Aligning targets against functional genes only #1891
-
Hello, I'm using MiXCR to determine clones from some human TCR-sequencing data using V primers. I'm currently using the built-in set of references libraries included in MiXCR. All works well, but some of the clones returned by mixcr contain pseudogenes or ORF genes (e.g. TRBV3-2). In this example a very similar sequence exists, corresponding to TRBV3-1 that is functional and I would expect that the true clone should be TRBV3-1 not TRBV3-2 for example. Is there any way to tell that only functional genes should be considered? I guess that this should be a parameter during the alignment step, to remove all non-functional genes from this alignment, but I didn't find any parameter for this. I saw that in the IMGT library (https://github.com/repseqio/library-imgt/releases) there is a descriptor "isFunctional" for each gene, which probably also exists in the built-in MiXCR references?
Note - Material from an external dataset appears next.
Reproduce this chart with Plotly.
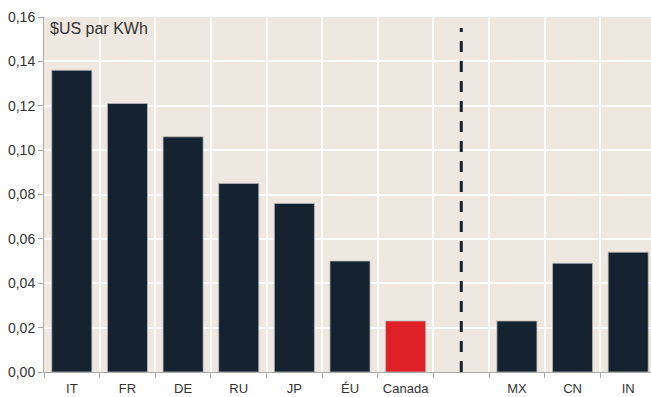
import plotly.graph_objects as go

# Electricity price by country, $US per kWh
countries = ["IT", "FR", "DE", "RU", "JP", "ÉU", "Canada", " ", "MX", "CN", "IN"]
prices = [0.136, 0.121, 0.106, 0.085, 0.076, 0.050, 0.023, None, 0.023, 0.049, 0.054]
y_ticks = [0.00, 0.02, 0.04, 0.06, 0.08, 0.10, 0.12, 0.14, 0.16]
separator_top = 0.155

navy = "#14232F"
red = "#E02027"
colors = [red if c == "Canada" else navy for c in countries]

fig = go.Figure()
fig.add_trace(go.Bar(
    x=countries, y=prices,
    marker=dict(color=colors, line=dict(color="#B8B8B8", width=0.8)),
    width=0.72, hoverinfo="x+y",
))
# dashed separator between the two country groups
fig.add_trace(go.Scatter(
    x=[" ", " "], y=[0, separator_top], mode="lines",
    line=dict(color=navy, width=3, dash="11px,9px"),
    hoverinfo="skip",
))

fig.update_layout(
    width=651, height=397,
    margin=dict(l=44, r=0, t=17, b=25, autoexpand=False),
    paper_bgcolor="white",
    plot_bgcolor="#EEE8E0",
    separators=", ",
    showlegend=False,
    font=dict(family="Liberation Sans, Arial, sans-serif", size=13, color="#333333"),
    bargap=0.28,
)
fig.update_xaxes(
    type="category", categoryorder="array", categoryarray=countries,
    range=[-0.5, 10.41], automargin=False, tickangle=0,
    tickson="boundaries", ticks="outside", ticklen=5, tickcolor="#AAAAAA",
    ticklabelstandoff=4,
    showgrid=True, gridcolor="white", gridwidth=1.5,
    showline=True, linecolor="#AAAAAA", linewidth=1,
    tickfont=dict(size=13, color="#333333"),
)
fig.update_yaxes(
    range=[0, 0.16], tickvals=y_ticks, tickformat=".2f", automargin=False,
    ticks="outside", ticklen=5, tickcolor="#AAAAAA",
    showgrid=True, gridcolor="white", gridwidth=1.5,
    showline=True, linecolor="#AAAAAA", linewidth=1,
    zeroline=False,
    tickfont=dict(size=14, color="#333333"),
)
fig.add_annotation(
    text="$US par KWh", xref="paper", yref="paper",
    x=0.0, y=1.0, xanchor="left", yanchor="top", xshift=4, yshift=-1,
    showarrow=False, font=dict(size=16, color="#333333"),
)

fig.write_html("out.html")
But I don't know how I could make use of this? If this feature is not implemented, I could of course build my own reference library removing the non-functional genes, but that may not be the best solution. Thank you very much! Regards, Julien |
Beta Was this translation helpful? Give feedback.
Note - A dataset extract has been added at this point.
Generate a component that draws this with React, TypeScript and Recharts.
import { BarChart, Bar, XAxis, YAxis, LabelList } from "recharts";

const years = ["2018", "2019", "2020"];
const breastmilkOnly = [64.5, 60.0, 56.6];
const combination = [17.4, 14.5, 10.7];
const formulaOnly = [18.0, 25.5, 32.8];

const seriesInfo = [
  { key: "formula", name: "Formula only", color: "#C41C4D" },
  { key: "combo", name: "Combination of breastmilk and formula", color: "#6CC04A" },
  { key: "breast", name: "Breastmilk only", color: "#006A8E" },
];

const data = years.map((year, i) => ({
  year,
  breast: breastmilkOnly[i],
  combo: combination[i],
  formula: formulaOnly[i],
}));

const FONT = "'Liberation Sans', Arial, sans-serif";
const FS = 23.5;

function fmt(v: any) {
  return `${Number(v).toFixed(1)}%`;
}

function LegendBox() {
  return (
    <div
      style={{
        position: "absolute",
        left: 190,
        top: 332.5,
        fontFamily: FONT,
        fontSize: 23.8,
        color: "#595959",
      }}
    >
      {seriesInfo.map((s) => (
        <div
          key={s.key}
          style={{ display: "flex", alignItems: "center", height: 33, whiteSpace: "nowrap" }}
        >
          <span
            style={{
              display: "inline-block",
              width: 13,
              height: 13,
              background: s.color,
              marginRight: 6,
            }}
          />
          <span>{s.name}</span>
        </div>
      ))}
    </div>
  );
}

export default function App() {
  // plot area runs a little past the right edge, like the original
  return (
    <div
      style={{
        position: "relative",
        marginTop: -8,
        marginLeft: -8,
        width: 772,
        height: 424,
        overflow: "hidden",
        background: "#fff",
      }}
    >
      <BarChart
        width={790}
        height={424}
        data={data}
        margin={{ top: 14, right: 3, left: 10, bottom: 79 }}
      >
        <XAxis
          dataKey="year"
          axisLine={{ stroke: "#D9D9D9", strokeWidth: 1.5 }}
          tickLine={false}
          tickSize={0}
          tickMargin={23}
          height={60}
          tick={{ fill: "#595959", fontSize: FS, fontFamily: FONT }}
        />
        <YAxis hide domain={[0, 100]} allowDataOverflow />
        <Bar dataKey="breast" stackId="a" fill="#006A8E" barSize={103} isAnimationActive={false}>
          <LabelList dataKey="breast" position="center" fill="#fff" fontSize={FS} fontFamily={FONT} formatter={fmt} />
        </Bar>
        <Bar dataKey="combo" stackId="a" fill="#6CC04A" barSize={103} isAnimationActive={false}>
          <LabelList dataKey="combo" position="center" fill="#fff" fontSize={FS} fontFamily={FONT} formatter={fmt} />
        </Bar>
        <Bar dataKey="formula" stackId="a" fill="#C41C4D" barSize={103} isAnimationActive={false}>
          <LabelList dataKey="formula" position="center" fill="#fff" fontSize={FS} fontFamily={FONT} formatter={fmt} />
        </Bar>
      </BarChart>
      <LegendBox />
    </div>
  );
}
Replies: 1 comment 1 reply
-
Hi Julien, Unfortunately, we do not have this feature, and the correct approach would be to create a custom library from a subset of genes, as you mentioned. |
Beta Was this translation helpful? Give feedback.
Hi Julien,
I would first recommend checking the actual sequence of the assembled clone. V regions are very similar, and it is very possible that the primer you designed for TRBV3-1 anneals to TRBV3-2, which may actually exist in the data—unless it is a synthetic library where such genes do not exist. MiXCR calls the genes by aligning to the full reference and if you see that TRBV3-2 has a higher score than TRBV3-1 it is very likely you actually have it in the sample, which is a common thing.
Unfortunately, we do not have this feature, and the correct approach would be to create a custom library from a subset of genes, as you mentioned.